Approximately a month ago, I found out that April is considered the month of the indie authors. Of course, I was completely unaware of it, but hey, I’m still learning. During the months of April, I tried to do my part by reading books from indie authors, but I mainly took the time to think about what does the indie term means to me. Because yes, despite my attempts at pitching events on Twitter, self-publishing still seems the preferred way to go for me.
The first time I heard the term indie, it was referred to music: since the 80s, the term indie rock has been referred to bands who didn’t belong to the mainstream and published their records on their own or through independent labels. The line between indie and not indie got definitely blurred in the 90s, when major labels took notice of the growing interest in alternative rock and post-punk bands, but the term got a kind of second rebirth in the late 90s/early 2000s with the advent of bands such as Arctic Monkeys, The Killers, The Strokes, and more recently Florence and the Machine.
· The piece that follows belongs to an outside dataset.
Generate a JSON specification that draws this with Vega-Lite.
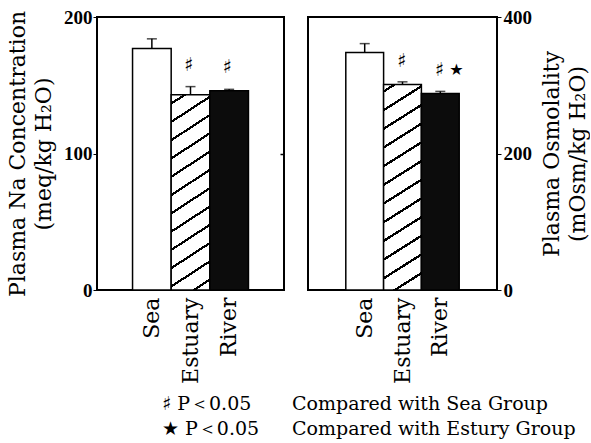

Then I heard the term indie referred to videogames: those games that are usually developed by solos or by a very small team and that aren’t produced by any major label. They are usually distributed by online stores such as itch.io and Steam rather than on physical retailer stores (even though online stores now seem to be the way to go for all videogames). What distinguished indie games from AAA is that they’re usually “simpler” in graphics, animation and gameplay, and for this reason they have to rely on other characteristics to impress the public.
If you’re curious about what makes indie games different and why we desperately need them, and in case you ever considered the idea to make your own game, I suggest you read Rise of the Videogame Zinesters by Anna Anthropy. It was written in 2012 and since then some major game house seems to be moving small steps in the right direction, but her point about AAA games still being targeted at the same audience, creating a new generation of game developers, and self-feeding the bubble is still true to this day.
Even though fiction books are a bit more open when it comes to their theme, I think the points Anthropy makes about videogames can be translated into fiction books: it makes sense since they’re two different ways to entertain an audience and tell a story. Indies retain more control over what they publish in term of story, and for the most part, the publishing of their books don’t depend on what’s already on the market. Because, even if it doesn’t happen as often and in such a tight way as it happens in videogames, but it’s true that big publishers sometimes overlook promising manuscripts because they don’t fit in the current trend of fiction.
This is not to make another “Big houses are bad and heartless” speech, because there are several reasons for them to choose according to what the market seems to require: the survival of the publishing house depends on the profit it makes, and publishing and advertising a book has its own costs. They physically can’t publish everything that gets submitted to them, and so they try to follow trends to maximize their earning. I remember the incredible amount of “occult conspiracies about late Medieval and renaissance scientists” books that came out 15-20 years ago following the success of “The Da Vinci Code”, or all the books (and movies) about a dystopian society and some young chosen one who has to face them that came out later on (e.g. The Hunger Games). How many of them do we actually remember now?
Publishing houses are allowed to make what helps them surviving (real people work there, after all), but then there must be a space for different kinds of stories, and it must be taken seriously at least as much. People always think that indie equals “less quality”, but it’s not the point. It’s not about the freedom to publish whatever crap we feel entitled to publish without polishing, it’s about the plurality of stories we want to see out there. If indies and self-publishing are the only ways to give anyone the chance to see themselves in a story on the shelves, then it must exist and it must be encouraged. You already know what I think about representation, don’t you?
The freedom you get in being indie is balanced by a huge increase in the things you need to take care of: you’re in charge of editing, cover design, marketing, printing. It not only translates into a higher cost in terms of money, but also in terms of time and effort. Is it worth it? For me, the answer is a clear yes. Some days I wonder why it has to be so hard, but the next day I’m super excited about being able to be in charge of everything: the book I’m struggling so hard to publish is really gonna be “mine”. I’ve written both the Italian and the English versions myself, and I’m not sure I could have done both if a publisher had their say about it.
I don’t know about you, but easy things never fascinated me.